Tinnitus retraining therapy (Jastreboff & Hazell, 2004) combines what its authors call “directive counselling” with partial masking. The counseling component has been the subject of some criticism (e.g., Wilson, Henry, Andersson, Hallam, & Lindberg, 1998). Subsequent authors have used a more recent variant of the counseling component (Zachriat & Kröner-Herwig, 2004). The consensus is that the partial masking component of this procedure adds nothing beyond what may be achieved by the counseling component (Goebel et al., 1999; Hiller & Haerkotter, 2005) and that the more recent variant of the counseling component is not as effective as cognitive-behavior therapy in terms of improved general well-being (Zachriat & Kröner-Herwig, 2007).

A different approach to partial masking uses filtered music in combination with a counseling program (Davis, Paki, & Hanley, 2007). Independent assessment of this approach remains to be reported.

Conclusion

Tinnitus looks like it will continue to be part of the landscape and no doubt will continue to attract a very substantial amount of clinical and research interest, as it increasingly has in the past half century. From the foregoing survey, it can be said that a promising line of physical treatment may emerge from further study of cortical excitation and inhibition. Cognitive-behavior therapy has emerged as the psychological treatment of choice.

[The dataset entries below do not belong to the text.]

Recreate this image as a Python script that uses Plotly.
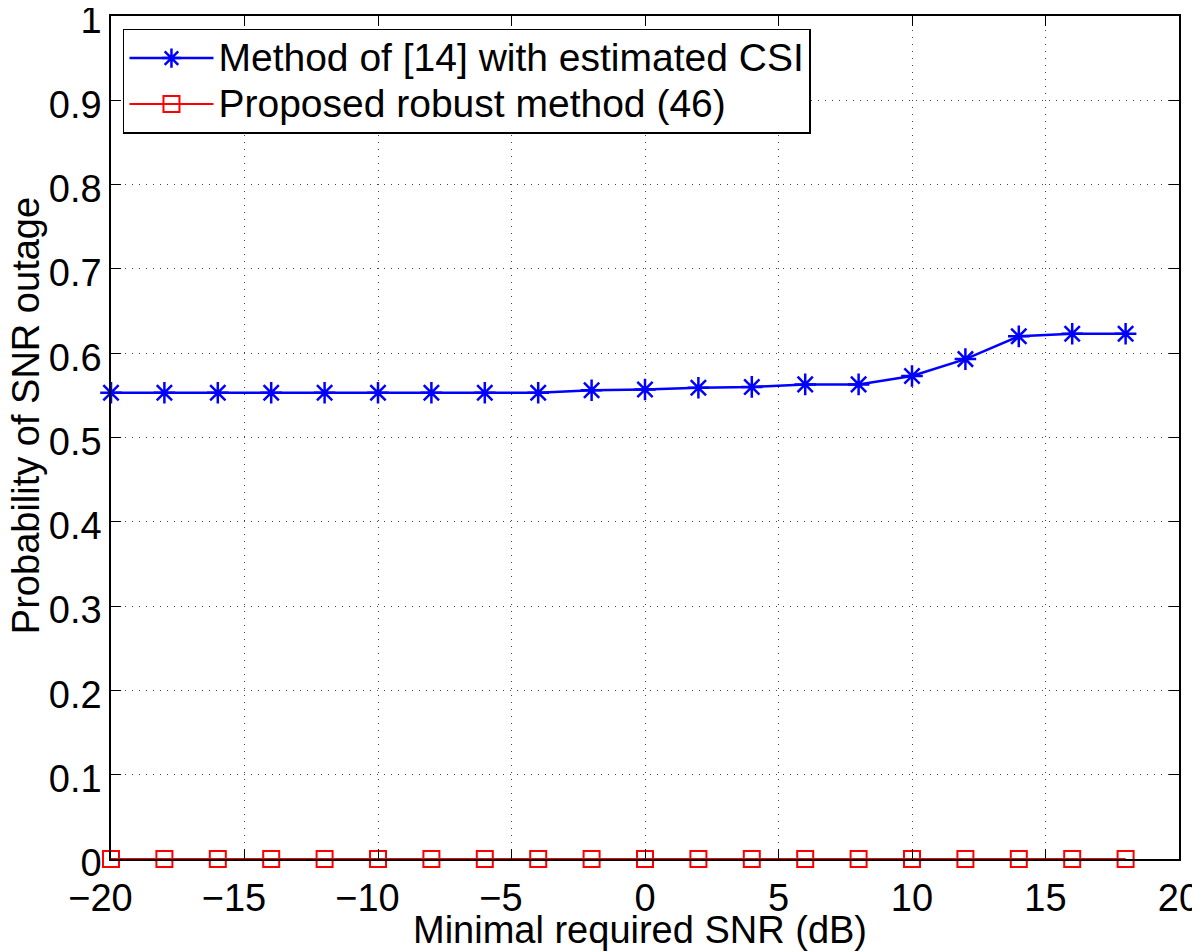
import plotly.graph_objects as go

snr_db = [-20, -18, -16, -14, -12, -10, -8, -6, -4, -2, 0, 2, 4, 6, 8, 10, 12, 14, 16, 18]
method14 = [0.553, 0.553, 0.553, 0.553, 0.553, 0.553, 0.553, 0.553, 0.553, 0.556,
            0.557, 0.559, 0.560, 0.563, 0.563, 0.573, 0.593, 0.620, 0.623, 0.623]
proposed = [0.0] * 20

series_names = ["Method of [14] with estimated CSI", "Proposed robust method (46)"]

x_ticks = [-20, -15, -10, -5, 0, 5, 10, 15, 20]
# negative labels padded so the digits centre on the tick, as in the original
x_tick_text = ["\u221220\u00a0\u00a0", "\u221215\u00a0\u00a0", "\u221210\u00a0\u00a0",
               "\u22125\u00a0\u00a0", "0", "5", "10", "15", "20"]
y_ticks = [0, 0.1, 0.2, 0.3, 0.4, 0.5, 0.6, 0.7, 0.8, 0.9, 1]
y_tick_text = ["0", "0.1", "0.2", "0.3", "0.4", "0.5", "0.6", "0.7", "0.8", "0.9", "1"]

x_title = "Minimal required SNR (dB)"
y_title = "Probability of SNR outage"

FONT = "Liberation Sans, Arial, Helvetica, sans-serif"


def legend_label(s):
    return '<span style="font-size:39px">' + s + "</span>"


fig = go.Figure()
fig.add_trace(go.Scatter(
    x=snr_db, y=method14, mode="lines+markers",
    name=legend_label(series_names[0]),
    line=dict(color="#0000ff", width=2.5),
    marker=dict(symbol="asterisk-open", size=18, color="#0000ff",
                line=dict(color="#0000ff", width=2.5)),
    cliponaxis=False,
))
fig.add_trace(go.Scatter(
    x=snr_db, y=proposed, mode="lines+markers",
    name=legend_label(series_names[1]),
    line=dict(color="#ff0000", width=2),
    marker=dict(symbol="square-open", size=16, color="#ff0000",
                line=dict(color="#ff0000", width=2)),
    cliponaxis=False,
))

axis_common = dict(
    showline=True, linecolor="black", linewidth=1.5, mirror="allticks",
    ticks="inside", ticklen=10, tickwidth=1.2, tickcolor="black",
    showgrid=True, gridcolor="#444444", gridwidth=1, griddash="1px,6px",
    zeroline=False, automargin=False, ticklabeloverflow="allow",
    tickfont=dict(family=FONT, size=38, color="black"),
)

# the page body adds an 8px offset; sizes/margins compensate so the plot lands where the reference has it
fig.update_layout(
    width=1192, height=944,
    paper_bgcolor="white", plot_bgcolor="white",
    margin=dict(l=103, r=21, t=8, b=93),
    font=dict(family=FONT, size=38, color="black"),
    xaxis=dict(range=[-20, 20], tickvals=x_ticks, ticktext=x_tick_text,
               ticklabelstandoff=5, **axis_common),
    yaxis=dict(range=[0, 1], tickvals=y_ticks, ticktext=y_tick_text,
               ticklabelshift=4, **axis_common),
    legend=dict(x=0.0112, y=0.985, xanchor="left", yanchor="top",
                bgcolor="white", bordercolor="black", borderwidth=1.5,
                font=dict(family=FONT, size=33, color="black"),
                itemwidth=84, tracegroupgap=0),
    showlegend=True,
    annotations=[
        dict(text=x_title, xref="paper", yref="paper", x=0.4953, y=-0.0842,
             xanchor="center", yanchor="middle", showarrow=False,
             font=dict(family=FONT, size=38, color="black")),
        dict(text=y_title, xref="paper", yref="paper", x=-0.080, y=0.526,
             xanchor="center", yanchor="middle", showarrow=False, textangle=-90,
             font=dict(family=FONT, size=38, color="black")),
    ],
)

fig.write_html("out.html")
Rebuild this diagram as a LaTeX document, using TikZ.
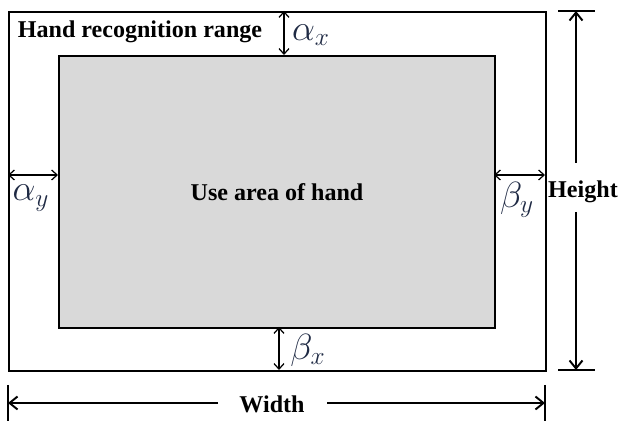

Although it is orderly to identify treatment approaches as biochemical, physical, or psychological, it may be more productive to recognize tinnitus as a somatopsychic disorder, that is to say, a bodily dysfunction that has substantial mental consequences. The phenomenology of tinnitus cannot be isolated from its physiology (Noble & Tyler, 2007), and no treatment domain can presently be identified as holding prime position in the therapeutic spectrum. Clearly, if some order of physical procedure sustainably eliminates tinnitus as a “signal,” and such procedure is accessible and reliable, that will surely take first prize. As matters currently stand, such an outcome is not in sight. All clinical options, therefore, should remain in play. The advantage of psychotherapy is its accessibility and its potential to benefit the person's overall quality of life.